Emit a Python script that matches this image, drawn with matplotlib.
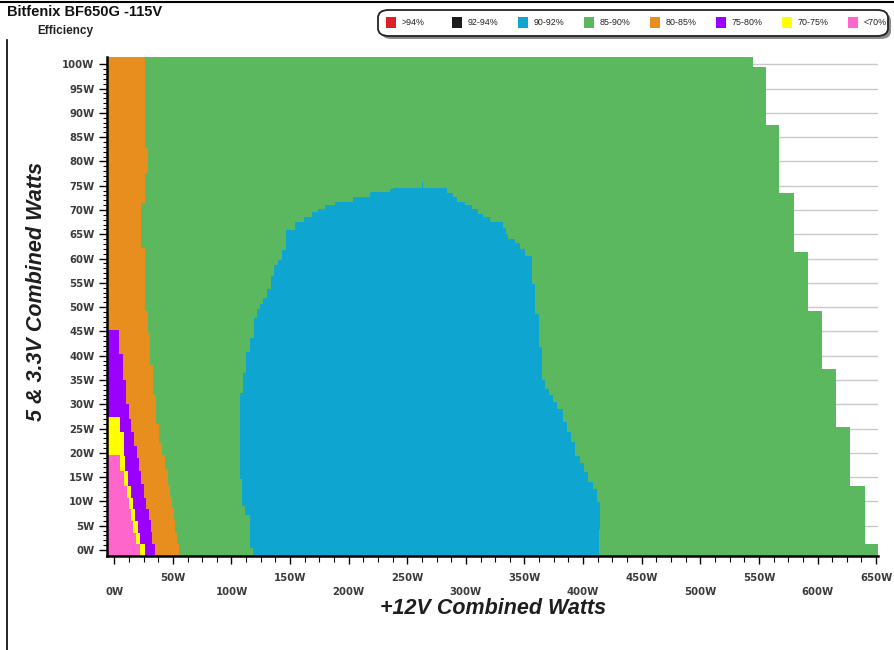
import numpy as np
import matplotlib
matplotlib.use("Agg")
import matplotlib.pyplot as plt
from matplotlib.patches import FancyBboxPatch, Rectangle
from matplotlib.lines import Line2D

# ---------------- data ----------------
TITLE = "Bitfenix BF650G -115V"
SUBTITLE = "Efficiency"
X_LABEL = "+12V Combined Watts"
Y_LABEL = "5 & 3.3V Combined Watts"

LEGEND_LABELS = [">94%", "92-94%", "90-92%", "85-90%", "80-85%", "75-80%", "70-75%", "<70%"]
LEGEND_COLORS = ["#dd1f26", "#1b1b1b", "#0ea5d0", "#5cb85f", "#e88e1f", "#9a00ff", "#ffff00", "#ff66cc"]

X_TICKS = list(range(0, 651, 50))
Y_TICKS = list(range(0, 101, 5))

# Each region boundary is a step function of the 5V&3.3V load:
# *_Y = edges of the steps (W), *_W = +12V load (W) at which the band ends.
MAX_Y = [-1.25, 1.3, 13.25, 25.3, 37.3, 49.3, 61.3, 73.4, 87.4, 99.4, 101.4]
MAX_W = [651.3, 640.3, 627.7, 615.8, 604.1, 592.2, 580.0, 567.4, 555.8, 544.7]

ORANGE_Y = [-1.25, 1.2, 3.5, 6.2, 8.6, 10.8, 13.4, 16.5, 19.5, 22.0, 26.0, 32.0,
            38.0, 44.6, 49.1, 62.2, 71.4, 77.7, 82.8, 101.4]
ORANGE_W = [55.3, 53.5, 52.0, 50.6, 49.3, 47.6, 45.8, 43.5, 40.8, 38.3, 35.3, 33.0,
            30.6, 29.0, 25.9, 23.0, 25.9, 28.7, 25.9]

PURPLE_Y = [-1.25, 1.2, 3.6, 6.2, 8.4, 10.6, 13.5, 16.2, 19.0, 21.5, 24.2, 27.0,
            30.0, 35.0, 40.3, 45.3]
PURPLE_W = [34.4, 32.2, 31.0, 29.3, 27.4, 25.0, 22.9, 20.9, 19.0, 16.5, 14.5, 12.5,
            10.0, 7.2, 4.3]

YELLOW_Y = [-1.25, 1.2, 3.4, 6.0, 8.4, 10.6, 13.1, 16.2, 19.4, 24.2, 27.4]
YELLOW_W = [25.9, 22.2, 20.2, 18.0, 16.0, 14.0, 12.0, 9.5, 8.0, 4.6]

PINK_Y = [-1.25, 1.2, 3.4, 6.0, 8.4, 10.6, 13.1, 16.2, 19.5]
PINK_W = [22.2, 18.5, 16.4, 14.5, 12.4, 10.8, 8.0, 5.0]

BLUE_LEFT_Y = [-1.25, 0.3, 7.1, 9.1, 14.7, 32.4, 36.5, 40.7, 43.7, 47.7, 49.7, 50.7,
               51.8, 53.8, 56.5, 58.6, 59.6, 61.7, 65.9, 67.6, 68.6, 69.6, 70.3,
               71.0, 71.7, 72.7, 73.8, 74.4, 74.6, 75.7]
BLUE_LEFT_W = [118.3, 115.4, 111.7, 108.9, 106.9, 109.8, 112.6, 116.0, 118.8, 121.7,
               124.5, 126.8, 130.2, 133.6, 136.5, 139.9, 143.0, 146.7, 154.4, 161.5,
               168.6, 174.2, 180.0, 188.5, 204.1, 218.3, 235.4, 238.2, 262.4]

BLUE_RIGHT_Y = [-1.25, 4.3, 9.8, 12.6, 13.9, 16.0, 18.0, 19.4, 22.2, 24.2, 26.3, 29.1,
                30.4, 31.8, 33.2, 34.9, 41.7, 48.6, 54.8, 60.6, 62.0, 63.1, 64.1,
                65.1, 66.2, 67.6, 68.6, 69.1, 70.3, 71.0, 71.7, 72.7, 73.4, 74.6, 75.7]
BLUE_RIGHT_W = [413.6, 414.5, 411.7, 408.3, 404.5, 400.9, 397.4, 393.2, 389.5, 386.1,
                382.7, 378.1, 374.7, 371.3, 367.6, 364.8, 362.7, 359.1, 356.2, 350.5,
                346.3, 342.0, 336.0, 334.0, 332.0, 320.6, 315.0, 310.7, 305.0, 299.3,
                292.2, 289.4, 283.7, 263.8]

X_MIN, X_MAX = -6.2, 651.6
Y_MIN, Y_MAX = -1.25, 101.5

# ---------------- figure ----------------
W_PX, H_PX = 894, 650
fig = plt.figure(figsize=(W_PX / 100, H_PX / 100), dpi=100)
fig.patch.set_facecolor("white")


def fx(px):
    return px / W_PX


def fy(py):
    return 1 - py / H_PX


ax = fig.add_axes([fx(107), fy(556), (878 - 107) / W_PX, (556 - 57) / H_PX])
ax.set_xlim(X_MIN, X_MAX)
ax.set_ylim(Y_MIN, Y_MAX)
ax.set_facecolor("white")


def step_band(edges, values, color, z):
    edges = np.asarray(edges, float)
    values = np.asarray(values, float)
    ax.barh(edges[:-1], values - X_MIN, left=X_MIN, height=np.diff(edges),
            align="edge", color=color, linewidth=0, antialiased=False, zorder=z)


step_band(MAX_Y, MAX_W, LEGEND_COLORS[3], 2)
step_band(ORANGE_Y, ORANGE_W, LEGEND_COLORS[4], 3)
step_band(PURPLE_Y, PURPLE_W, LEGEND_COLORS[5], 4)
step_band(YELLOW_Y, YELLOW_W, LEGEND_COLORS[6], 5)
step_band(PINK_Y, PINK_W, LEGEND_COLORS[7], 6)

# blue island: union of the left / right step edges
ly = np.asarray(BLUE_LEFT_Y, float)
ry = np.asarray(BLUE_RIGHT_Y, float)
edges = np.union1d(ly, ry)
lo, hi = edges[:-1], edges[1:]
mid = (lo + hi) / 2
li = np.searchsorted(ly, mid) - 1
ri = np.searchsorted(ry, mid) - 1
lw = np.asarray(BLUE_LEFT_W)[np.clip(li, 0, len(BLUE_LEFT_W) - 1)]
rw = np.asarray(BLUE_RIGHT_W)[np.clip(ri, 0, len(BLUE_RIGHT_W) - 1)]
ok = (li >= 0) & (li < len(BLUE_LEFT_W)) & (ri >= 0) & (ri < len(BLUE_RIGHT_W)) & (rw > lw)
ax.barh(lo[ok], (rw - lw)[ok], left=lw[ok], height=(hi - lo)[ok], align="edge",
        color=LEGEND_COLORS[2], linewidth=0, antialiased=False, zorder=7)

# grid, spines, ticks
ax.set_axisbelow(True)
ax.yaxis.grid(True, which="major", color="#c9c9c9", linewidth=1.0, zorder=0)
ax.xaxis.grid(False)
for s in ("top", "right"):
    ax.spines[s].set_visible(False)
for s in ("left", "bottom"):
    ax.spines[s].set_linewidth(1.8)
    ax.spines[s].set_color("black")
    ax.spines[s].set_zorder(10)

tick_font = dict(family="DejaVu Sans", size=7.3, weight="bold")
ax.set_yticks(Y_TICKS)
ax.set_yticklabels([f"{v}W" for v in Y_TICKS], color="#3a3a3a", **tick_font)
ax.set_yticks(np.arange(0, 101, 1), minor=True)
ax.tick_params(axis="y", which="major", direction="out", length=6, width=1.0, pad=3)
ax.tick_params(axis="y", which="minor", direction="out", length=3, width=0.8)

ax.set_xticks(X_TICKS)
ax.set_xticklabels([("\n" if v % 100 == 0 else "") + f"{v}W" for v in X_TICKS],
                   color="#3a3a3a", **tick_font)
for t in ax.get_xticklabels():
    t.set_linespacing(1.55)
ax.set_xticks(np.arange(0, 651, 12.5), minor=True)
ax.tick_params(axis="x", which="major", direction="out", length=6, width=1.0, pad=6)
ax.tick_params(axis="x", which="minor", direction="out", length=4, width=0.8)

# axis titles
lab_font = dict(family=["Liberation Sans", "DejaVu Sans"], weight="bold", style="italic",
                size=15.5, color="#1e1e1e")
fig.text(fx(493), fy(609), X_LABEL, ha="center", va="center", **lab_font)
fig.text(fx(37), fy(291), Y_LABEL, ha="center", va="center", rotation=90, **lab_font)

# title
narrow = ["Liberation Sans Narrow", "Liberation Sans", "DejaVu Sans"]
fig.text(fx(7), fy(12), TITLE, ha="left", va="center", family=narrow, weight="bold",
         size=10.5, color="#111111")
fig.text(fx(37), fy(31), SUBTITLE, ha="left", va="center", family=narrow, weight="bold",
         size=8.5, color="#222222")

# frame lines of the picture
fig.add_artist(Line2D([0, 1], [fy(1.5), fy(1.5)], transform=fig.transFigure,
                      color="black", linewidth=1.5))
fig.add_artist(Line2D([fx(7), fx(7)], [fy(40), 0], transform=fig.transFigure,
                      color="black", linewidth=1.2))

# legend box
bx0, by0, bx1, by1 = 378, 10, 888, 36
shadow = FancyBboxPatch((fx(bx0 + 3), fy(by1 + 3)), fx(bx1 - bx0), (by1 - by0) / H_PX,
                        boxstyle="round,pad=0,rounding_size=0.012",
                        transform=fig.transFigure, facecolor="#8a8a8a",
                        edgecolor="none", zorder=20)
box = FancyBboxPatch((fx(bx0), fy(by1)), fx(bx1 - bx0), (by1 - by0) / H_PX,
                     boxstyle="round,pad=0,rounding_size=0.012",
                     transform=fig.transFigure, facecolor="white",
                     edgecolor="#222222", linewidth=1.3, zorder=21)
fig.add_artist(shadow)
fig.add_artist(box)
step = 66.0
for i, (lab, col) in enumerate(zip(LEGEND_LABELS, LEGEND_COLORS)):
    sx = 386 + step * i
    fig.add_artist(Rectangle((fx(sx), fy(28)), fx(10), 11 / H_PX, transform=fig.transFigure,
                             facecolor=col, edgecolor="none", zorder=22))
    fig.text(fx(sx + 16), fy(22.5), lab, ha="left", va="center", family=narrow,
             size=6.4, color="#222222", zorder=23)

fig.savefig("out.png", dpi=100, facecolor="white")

------------------------

Leave out any pictures, please, and quote only the lines from the top of the data through the line that contains "from matplotlib.lines import Line2D".

Emit a Python script that matches this image, drawn with matplotlib.
import numpy as np
import matplotlib
matplotlib.use("Agg")
import matplotlib.pyplot as plt
from matplotlib.patches import FancyBboxPatch, Rectangle
from matplotlib.lines import Line2D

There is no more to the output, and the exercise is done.